Göreve ilişkin düzenlemeler, 6100 sayılı Hukuk Muhakemesi Kanunu’nun 1. maddesi uyarınca kamu düzenine ilişkin olduğundan mahkemelerce ve temyiz incelemesi aşamasında Yargıtay’ca re’sen incelenir.
Eldeki davadaki talep cari hesap alacağına dayalı başlatılan takip sebebiyle davacının borçlu olmadığının tespitine yönelik olup davacı …’nın tacir sıfatının bulunmadığı sabittir. Davanın her iki tarafının da tacir olmaması sebebiyle eldeki dava nispi ticari davalardan sayılamaz. Mutlak ticari davalar arasında da olmayan eldeki davaya bakma görevinin Asliye Hukuk Mahkemesi’ne ait olduğu kanaatine varılmakla aşağıdaki şekilde hüküm kurulmuştur.
Ayrıca eldeki davanın ticari davalardan sayılması kabul edilse dahi 7155 sayılı Kanun’un 20. maddesi ile 6102 sayılı TTK’nın 5. maddesinden sonra gelmek üzere ‘Dava şartı olarak arabuluculuk’ başlıklı 5/A maddesi eklenmiş olup konusu bir miktar paranın ödenmesi olan alacak ve tazminat taleplerini içerir ticari davalar hakkında dava açılmadan önce arabulucuya başvurulmuş olması dava şartı olarak düzenlenmiştir. Yasanın yürürlük tarihi 01.01.2019’dur.
7155 sayılı Kanun’un 23. Maddesi ile 6325 sayılı Hukuk Uyuşmazlıklarında Arabuluculuk Kanunu’nun 18/A maddesine ‘arabuluculuğa başvurmanın dava şartı olarak kabul edilmesi halinde arabuluculuk faaliyeti sonunda anlaşmaya varılamadığına ilişkin son tutanağın dava dilekçesine eklenmesi zorunlu olmakla eldeki dava dilekçesinde arabuluculuğa başvurulduğu bildirilmediğinden bu yönüyle de davanın usulden reddine karar vermek gerekmektedir.
GEREĞİ DÜŞÜNÜLDÜ:
1.Davanın HMK ‘ nın 114/1-c, 114/2 ve 115/2 maddeleri gereğince dava şartı yokluğu nedeniyle USULDEN REDDİNE,
2. HMK’nın 20. maddesi uyarınca, dosyanın karar kesinleştiğinde ve iki hafta içerisinde başvurulması halinde görevli Samsun Asliye Hukuk .Mahkemesine GÖNDERİLMESİNE,
3. Yargılama gideri ve harç açısından HMK’nın 20 ve 331. maddeleri nazara alınarak süresinde başvurulması halinde görevli mahkemece nazara alınmasına, süresinde başvurulmaz ise, talep halinde mahkememizce karara bağlanmasına.

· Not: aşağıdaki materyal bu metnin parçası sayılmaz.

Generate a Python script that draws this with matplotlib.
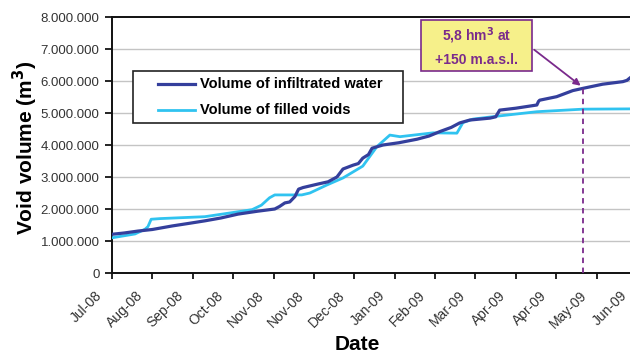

Dair, kararın tebliğinden itibaren iki hafta içerisinde Samsun Bölge Adliye Mahkemesinde istinaf yasa yolu açık olmak üzere tarafların yokluğunda dosya üzerinde yapılan inceleme sonucunda karar verildi.20/03/2019

Katip
¸e-imza

Hakim
¸e-imza

Bu belge 5070 sayılı Elektronik İmza Kanunu kapsamında E-İMZA ile imzalanmıştır.